J-R. H : Ce que nous disons, c'est qu’aujourd'hui, le périmètre du service public doit être revu parce que l'on parle toujours des moyens, alors même que la bonne question à se poser c’est : quels moyens pour quelles missions ? Je crois qu'aujourd'hui, nous sommes arrivés à un seuil. Etant donné le déficit endémique des comptes publics, je pense qu'il faut être particulièrement raisonnable dans l'audiovisuel, comme dans d'autres domaines. Pour le même montant budgétaire, que fait-on ? Si on veut faire plus, il faut réduire le périmètre pour pouvoir développer le numérique. Il faut revoir à la fois le nombre de chaînes et le nombre de fréquences.
A. -P. : Quelles sont vos attentes positives pour 2023 ?

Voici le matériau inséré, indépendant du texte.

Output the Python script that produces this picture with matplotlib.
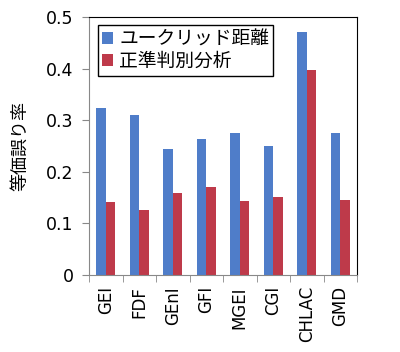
import matplotlib
matplotlib.use("Agg")
import matplotlib.pyplot as plt
import numpy as np

plt.rcParams['font.family'] = ['DejaVu Sans', 'Noto Sans CJK JP']

categories = ["GEI", "FDF", "GEnI", "GFI", "MGEI", "CGI", "CHLAC", "GMD"]
euclid = [0.324, 0.310, 0.244, 0.263, 0.275, 0.250, 0.471, 0.275]
lda = [0.141, 0.126, 0.159, 0.171, 0.143, 0.151, 0.397, 0.145]
series_names = ["ユークリッド距離", "正準判別分析"]
yticks = [0, 0.1, 0.2, 0.3, 0.4, 0.5]
ytick_labels = ["0", "0.1", "0.2", "0.3", "0.4", "0.5"]

fig = plt.figure(figsize=(4.0, 3.52), dpi=100)
ax = fig.add_axes([0.2225, 0.2188, 0.67, 0.733])

x = np.arange(len(categories))
w = 0.29
ax.bar(x - w/2, euclid, w, color="#4F7DC9", label=series_names[0])
ax.bar(x + w/2, lda, w, color="#BE3A4A", label=series_names[1])

ax.set_xlim(-0.5, len(categories) - 0.5)
ax.set_ylim(0, 0.5)
ax.set_yticks(yticks)
ax.set_yticklabels(ytick_labels, fontsize=12.5)
ax.set_xticks(x)
ax.set_xticklabels(categories, rotation=90, fontsize=12)
ax.tick_params(axis='x', length=0, pad=8)
ax.set_xticks(np.arange(-0.5, len(categories)), minor=True)
ax.tick_params(axis='x', which='minor', length=5, color="#888888")
ax.tick_params(axis='y', length=5, color="#888888", pad=6)

for s in ['left', 'bottom']:
    ax.spines[s].set_color("#888888")
for s in ['top', 'right']:
    ax.spines[s].set_color("black")

ax.set_ylabel("等価誤り率", fontsize=13, family=['Noto Sans CJK JP'], labelpad=12)

leg = ax.legend(loc='upper left', bbox_to_anchor=(0.012, 0.99), prop={'family': 'Noto Sans CJK JP', 'size': 13.5},
                frameon=True, fancybox=False, framealpha=1, edgecolor='black',
                handlelength=0.6, handleheight=0.6, handletextpad=0.35, borderpad=0.2, labelspacing=0.05,
                borderaxespad=0.3)
leg.get_frame().set_linewidth(1.0)

fig.savefig("out.png", dpi=100)
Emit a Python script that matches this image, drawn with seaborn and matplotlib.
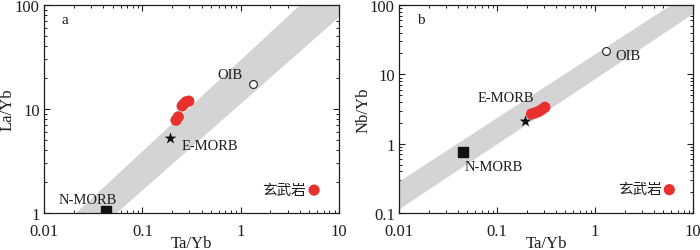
import matplotlib
matplotlib.use("Agg")
import matplotlib.pyplot as plt
import seaborn as sns
import pandas as pd
from matplotlib.ticker import LogLocator, NullFormatter, FixedLocator, FixedFormatter

sns.set_style("ticks")
FAM = ['Liberation Serif', 'Noto Sans CJK SC']
plt.rcParams['font.family'] = FAM
plt.rcParams['font.size'] = 10

RED = '#e8312c'
BAND = '#d4d4d4'

# ---- Panel a data: Ta/Yb vs La/Yb ----
a_ta = [0.297, 0.278, 0.254, 0.265, 0.232, 0.220]
a_la = [11.9, 11.7, 10.7, 11.2, 8.4, 7.8]
a_nmorb = (0.0428, 1.05)
a_emorb = (0.191, 5.23)
a_oib = (1.32, 17.4)
a_band_x = [0.0212, 4.02, 10, 10, 0.0549]
a_band_y = [1, 100, 100, 76.2, 1]

# ---- Panel b data: Ta/Yb vs Nb/Yb ----
b_ta = [0.225, 0.243, 0.263, 0.285, 0.308]
b_nb = [2.68, 2.77, 2.89, 3.09, 3.35]
b_nmorb = (0.0446, 0.75)
b_emorb = (0.195, 2.15)
b_oib = (1.29, 21.9)
b_band_x = [0.01, 6.0, 10, 10, 0.01]
b_band_y = [0.282, 100, 100, 74, 0.112]

legend_label = '玄武岩'

fig = plt.figure(figsize=(7, 2.51), dpi=100)
axa = fig.add_axes([44/700, 37/251, 295/700, 208/251])
axb = fig.add_axes([399/700, 37/251, 294/700, 208/251])

INK = '#1e1e1e'


def style(ax, ylim, yticks, yticklabels, ylabel, letter):
    ax.set_xscale('log')
    ax.set_yscale('log')
    ax.set_xlim(0.01, 10)
    ax.set_ylim(*ylim)
    ax.xaxis.set_major_locator(FixedLocator([0.01, 0.1, 1, 10]))
    ax.xaxis.set_major_formatter(FixedFormatter(['0.01', '0.1', '1', '10']))
    ax.yaxis.set_major_locator(FixedLocator(yticks))
    ax.yaxis.set_major_formatter(FixedFormatter(yticklabels))
    ax.xaxis.set_minor_locator(LogLocator(base=10, subs=range(2, 10)))
    ax.yaxis.set_minor_locator(LogLocator(base=10, subs=range(2, 10)))
    ax.xaxis.set_minor_formatter(NullFormatter())
    ax.yaxis.set_minor_formatter(NullFormatter())
    ax.tick_params(which='both', direction='in', top=True, right=True,
                   color=INK, labelsize=12, labelcolor=INK)
    ax.tick_params(which='major', length=4, width=0.8)
    ax.tick_params(axis='x', which='major', pad=7)
    ax.tick_params(axis='y', which='major', pad=3)
    ax.tick_params(which='minor', length=2.5, width=0.7)
    for s in ax.spines.values():
        s.set_linewidth(0.9)
        s.set_color(INK)
    ax.set_xlabel('Ta/Yb', fontsize=12, color=INK, va='center')
    ax.set_ylabel(ylabel, fontsize=12, color=INK, va='center')
    ax.xaxis.set_label_coords(0.5, -0.145)
    ax.yaxis.set_label_coords(-0.122, 0.5)
    ax.text(0.06, 0.93, letter, transform=ax.transAxes, fontsize=11,
            ha='left', va='center', color=INK)


def draw(ax, bx, by, ta, yv, nm, em, oi):
    ax.fill(bx, by, color=BAND, lw=0, zorder=1)
    df = pd.DataFrame({'x': ta, 'y': yv})
    sns.scatterplot(data=df, x='x', y='y', ax=ax, color=RED, s=65,
                    edgecolor='none', zorder=4, legend=False)
    ax.scatter([nm[0]], [nm[1]], marker='s', s=55, color='#111111', zorder=5)
    ax.scatter([em[0]], [em[1]], marker='*', s=80, color='#111111', zorder=5, lw=0)
    ax.scatter([oi[0]], [oi[1]], marker='o', s=32, facecolor='white',
               edgecolor=INK, linewidth=0.8, zorder=5)


draw(axa, a_band_x, a_band_y, a_ta, a_la, a_nmorb, a_emorb, a_oib)
style(axa, (1, 100), [1, 10, 100], ['1', '10', '100'], 'La/Yb', 'a')
tk = dict(fontsize=10.5, color=INK, va='center')
axa.text(0.0281, 1.36, 'N-MORB', ha='center', **tk)
axa.text(0.2535, 4.41, 'E-MORB', ha='left', **tk)
axa.text(1.057, 21.7, 'OIB', ha='right', **tk)
axa.scatter([5.58], [1.66], s=65, color=RED, edgecolor='none', zorder=5)
axa.text(4.62, 1.66, legend_label, ha='right', **tk)

draw(axb, b_band_x, b_band_y, b_ta, b_nb, b_nmorb, b_emorb, b_oib)
style(axb, (0.1, 100), [0.1, 1, 10, 100], ['0.1', '1', '10', '100'], 'Nb/Yb', 'b')
axb.text(0.0471, 0.476, 'N-MORB', ha='left', **tk)
axb.text(0.1236, 4.56, 'E-MORB', ha='center', **tk)
axb.text(1.60, 18.4, 'OIB', ha='left', **tk)
axb.scatter([5.73], [0.217], s=65, color=RED, edgecolor='none', zorder=5)
axb.text(4.80, 0.218, legend_label, ha='right', **tk)

fig.savefig('out.png', dpi=100)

J-R. H : Ce qu'on peut espérer de positif ? Une seule chose, c'est que le pays comprenne que, sans un effort collectif majeur, on va avoir du mal à s'en sortir. Moi, c'est la seule chose qui aujourd'hui me fait m'engager en politique. Je parle de la vraie politique, celle que je fais depuis 22 ans, sur le terrain en proximité immédiate des administrés. Ce n'est pas là un propos de façade. Je suis très fier d'être aujourd'hui au Sénat, mais je n'oublie pas d'où je viens et au service de qui j’agis au quotidien. A partir du moment où nous n'aurons pas collectivement pris conscience de l'état dans lequel se trouve notre beau pays qui est si riche, ça n'avancera pas. Et malheureusement, quand je regarde sur l'échiquier politique, je me rends compte qu'on est toujours dans les petites combines et qu’on se rapetisse de jour en jour, alors que l'objectif majeur qui devrait être le nôtre, et je vous parle quasiment à l’ombre de la Constitution de 58 qui se trouve juste à portée de bras ici, exposée au Sénat, c'est qu'on relise ce que d'autres avant nous ont écrit dans d'autres circonstances. Je pense qu'on prendra un petit peu conscience de l'effort qu'on a à faire, et je me mets dedans bien évidemment.